— Start Input —
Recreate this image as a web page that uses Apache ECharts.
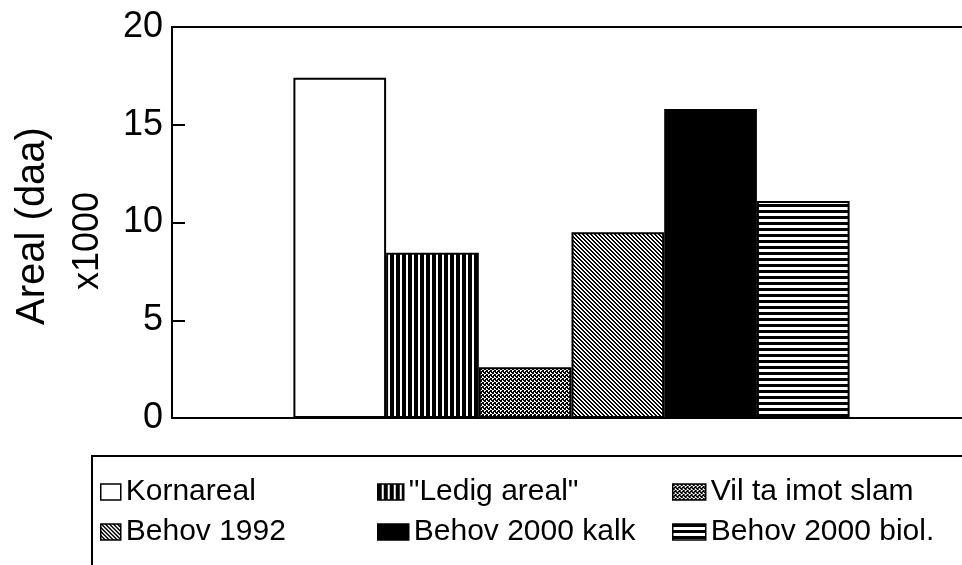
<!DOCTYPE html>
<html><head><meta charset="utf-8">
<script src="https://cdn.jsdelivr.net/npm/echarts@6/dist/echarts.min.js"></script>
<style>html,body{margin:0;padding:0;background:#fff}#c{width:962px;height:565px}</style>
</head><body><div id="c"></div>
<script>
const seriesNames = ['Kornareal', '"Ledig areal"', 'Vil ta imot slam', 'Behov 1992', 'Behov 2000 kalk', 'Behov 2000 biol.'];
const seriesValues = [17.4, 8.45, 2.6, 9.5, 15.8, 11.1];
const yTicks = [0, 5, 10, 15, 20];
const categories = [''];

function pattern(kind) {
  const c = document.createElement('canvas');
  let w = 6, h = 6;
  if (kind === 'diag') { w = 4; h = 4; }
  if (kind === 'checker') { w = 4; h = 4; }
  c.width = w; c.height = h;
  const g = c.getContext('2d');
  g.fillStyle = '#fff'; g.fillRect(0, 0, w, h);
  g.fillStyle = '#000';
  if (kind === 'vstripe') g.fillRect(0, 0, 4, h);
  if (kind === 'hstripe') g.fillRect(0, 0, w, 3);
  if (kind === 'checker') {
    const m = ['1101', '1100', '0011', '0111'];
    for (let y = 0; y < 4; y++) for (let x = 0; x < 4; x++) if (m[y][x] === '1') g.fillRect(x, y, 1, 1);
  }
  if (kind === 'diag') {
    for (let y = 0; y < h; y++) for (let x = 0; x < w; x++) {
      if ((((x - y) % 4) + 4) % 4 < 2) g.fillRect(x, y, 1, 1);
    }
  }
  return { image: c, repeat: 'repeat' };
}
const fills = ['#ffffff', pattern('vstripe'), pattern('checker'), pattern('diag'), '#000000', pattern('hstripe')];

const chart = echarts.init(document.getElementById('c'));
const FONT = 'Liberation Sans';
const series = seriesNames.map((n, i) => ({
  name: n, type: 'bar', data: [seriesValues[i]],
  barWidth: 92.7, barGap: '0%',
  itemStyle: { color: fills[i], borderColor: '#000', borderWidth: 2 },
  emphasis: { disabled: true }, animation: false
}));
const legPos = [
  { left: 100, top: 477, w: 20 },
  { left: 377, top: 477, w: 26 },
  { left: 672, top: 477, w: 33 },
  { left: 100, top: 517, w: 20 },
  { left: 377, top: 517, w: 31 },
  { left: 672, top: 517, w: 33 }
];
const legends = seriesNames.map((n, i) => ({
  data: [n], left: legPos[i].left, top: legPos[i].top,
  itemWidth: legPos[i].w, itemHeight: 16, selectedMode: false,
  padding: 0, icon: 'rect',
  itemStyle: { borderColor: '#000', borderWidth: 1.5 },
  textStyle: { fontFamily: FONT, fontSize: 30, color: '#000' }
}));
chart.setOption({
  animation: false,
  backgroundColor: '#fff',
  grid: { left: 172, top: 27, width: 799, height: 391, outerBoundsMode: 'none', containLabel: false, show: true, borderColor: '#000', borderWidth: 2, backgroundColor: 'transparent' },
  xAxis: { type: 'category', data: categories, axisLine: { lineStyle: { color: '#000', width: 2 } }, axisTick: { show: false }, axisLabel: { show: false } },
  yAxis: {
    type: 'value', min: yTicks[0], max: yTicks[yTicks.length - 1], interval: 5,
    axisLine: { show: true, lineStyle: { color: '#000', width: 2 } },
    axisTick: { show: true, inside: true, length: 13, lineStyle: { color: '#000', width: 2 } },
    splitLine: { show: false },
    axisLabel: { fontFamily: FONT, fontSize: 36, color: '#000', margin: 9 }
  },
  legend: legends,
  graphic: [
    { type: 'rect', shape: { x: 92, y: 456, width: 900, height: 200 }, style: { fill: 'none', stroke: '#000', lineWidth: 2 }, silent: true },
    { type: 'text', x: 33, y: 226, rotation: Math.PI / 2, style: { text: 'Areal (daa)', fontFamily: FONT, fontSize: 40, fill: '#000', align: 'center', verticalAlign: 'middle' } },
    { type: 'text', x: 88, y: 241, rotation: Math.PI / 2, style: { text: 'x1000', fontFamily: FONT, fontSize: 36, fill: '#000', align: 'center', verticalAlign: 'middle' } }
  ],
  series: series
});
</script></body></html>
— End Input —
— Start Input —
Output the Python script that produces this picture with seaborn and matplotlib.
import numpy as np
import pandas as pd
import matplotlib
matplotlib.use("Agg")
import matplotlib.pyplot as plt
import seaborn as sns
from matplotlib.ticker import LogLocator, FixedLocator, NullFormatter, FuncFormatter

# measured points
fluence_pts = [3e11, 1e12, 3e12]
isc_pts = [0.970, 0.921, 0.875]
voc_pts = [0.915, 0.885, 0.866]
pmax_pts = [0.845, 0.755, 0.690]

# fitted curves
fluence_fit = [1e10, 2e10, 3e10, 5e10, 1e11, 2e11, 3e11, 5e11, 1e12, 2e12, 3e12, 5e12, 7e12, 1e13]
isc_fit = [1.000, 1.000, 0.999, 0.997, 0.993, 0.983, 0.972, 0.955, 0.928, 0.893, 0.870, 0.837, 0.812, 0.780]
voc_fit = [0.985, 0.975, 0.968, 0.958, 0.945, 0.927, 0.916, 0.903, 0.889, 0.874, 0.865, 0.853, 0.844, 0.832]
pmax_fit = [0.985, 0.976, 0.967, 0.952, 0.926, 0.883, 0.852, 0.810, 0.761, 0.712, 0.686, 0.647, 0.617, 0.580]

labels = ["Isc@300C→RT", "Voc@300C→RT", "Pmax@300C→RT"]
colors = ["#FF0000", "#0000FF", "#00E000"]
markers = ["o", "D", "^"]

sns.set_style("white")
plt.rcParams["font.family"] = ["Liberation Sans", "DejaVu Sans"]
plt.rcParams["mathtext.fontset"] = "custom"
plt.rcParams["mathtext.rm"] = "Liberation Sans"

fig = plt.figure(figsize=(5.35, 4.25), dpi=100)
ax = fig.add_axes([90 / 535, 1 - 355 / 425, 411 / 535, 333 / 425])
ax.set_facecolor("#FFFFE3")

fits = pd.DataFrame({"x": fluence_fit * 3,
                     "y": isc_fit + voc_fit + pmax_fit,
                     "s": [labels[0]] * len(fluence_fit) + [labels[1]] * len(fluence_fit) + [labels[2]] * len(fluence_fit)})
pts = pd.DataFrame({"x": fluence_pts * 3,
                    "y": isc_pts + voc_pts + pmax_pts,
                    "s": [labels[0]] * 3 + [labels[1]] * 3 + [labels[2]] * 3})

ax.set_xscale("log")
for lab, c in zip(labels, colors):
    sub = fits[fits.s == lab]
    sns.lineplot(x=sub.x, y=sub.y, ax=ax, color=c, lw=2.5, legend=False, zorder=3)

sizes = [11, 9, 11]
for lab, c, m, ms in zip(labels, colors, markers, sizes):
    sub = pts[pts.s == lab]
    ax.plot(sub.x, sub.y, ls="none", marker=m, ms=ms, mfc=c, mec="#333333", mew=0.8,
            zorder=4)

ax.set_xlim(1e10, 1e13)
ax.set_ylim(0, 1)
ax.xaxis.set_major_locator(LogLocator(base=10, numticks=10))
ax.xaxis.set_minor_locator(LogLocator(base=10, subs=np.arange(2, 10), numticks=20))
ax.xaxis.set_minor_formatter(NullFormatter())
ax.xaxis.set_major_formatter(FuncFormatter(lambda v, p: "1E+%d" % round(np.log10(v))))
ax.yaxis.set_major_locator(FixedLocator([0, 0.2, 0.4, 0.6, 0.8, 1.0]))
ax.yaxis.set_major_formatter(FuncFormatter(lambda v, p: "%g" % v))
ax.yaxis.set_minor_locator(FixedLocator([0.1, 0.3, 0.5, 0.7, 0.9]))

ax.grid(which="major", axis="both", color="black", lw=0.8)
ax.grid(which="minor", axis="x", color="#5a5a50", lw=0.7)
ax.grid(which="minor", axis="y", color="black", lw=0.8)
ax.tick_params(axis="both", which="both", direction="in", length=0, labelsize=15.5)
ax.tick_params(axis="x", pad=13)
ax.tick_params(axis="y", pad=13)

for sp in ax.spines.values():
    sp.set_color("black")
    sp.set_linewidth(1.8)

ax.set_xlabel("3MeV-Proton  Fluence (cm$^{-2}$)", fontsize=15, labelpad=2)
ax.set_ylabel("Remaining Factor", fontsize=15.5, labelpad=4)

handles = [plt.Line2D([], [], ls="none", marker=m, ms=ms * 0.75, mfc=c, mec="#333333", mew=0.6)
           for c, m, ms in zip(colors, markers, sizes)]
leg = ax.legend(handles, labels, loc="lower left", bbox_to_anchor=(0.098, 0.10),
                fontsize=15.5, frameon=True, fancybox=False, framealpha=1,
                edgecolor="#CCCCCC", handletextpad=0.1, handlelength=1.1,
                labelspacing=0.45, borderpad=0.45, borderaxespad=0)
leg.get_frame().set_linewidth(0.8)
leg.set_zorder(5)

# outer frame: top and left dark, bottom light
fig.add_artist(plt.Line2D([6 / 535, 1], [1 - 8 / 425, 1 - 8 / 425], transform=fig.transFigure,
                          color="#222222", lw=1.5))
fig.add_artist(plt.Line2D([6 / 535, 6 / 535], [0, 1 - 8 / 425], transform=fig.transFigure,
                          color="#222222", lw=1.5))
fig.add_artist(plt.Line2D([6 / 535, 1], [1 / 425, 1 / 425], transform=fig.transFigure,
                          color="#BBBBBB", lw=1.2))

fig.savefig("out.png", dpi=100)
— End Input —
Give again, word for word, only the lines starting at the line with "Recreate this image" and ending at the line with "const categories = [''];", keeping both end lines; pictures stay out.

Recreate this image as a web page that uses Apache ECharts.
<!DOCTYPE html>
<html><head><meta charset="utf-8">
<script src="https://cdn.jsdelivr.net/npm/echarts@6/dist/echarts.min.js"></script>
<style>html,body{margin:0;padding:0;background:#fff}#c{width:962px;height:565px}</style>
</head><body><div id="c"></div>
<script>
const seriesNames = ['Kornareal', '"Ledig areal"', 'Vil ta imot slam', 'Behov 1992', 'Behov 2000 kalk', 'Behov 2000 biol.'];
const seriesValues = [17.4, 8.45, 2.6, 9.5, 15.8, 11.1];
const yTicks = [0, 5, 10, 15, 20];
const categories = [''];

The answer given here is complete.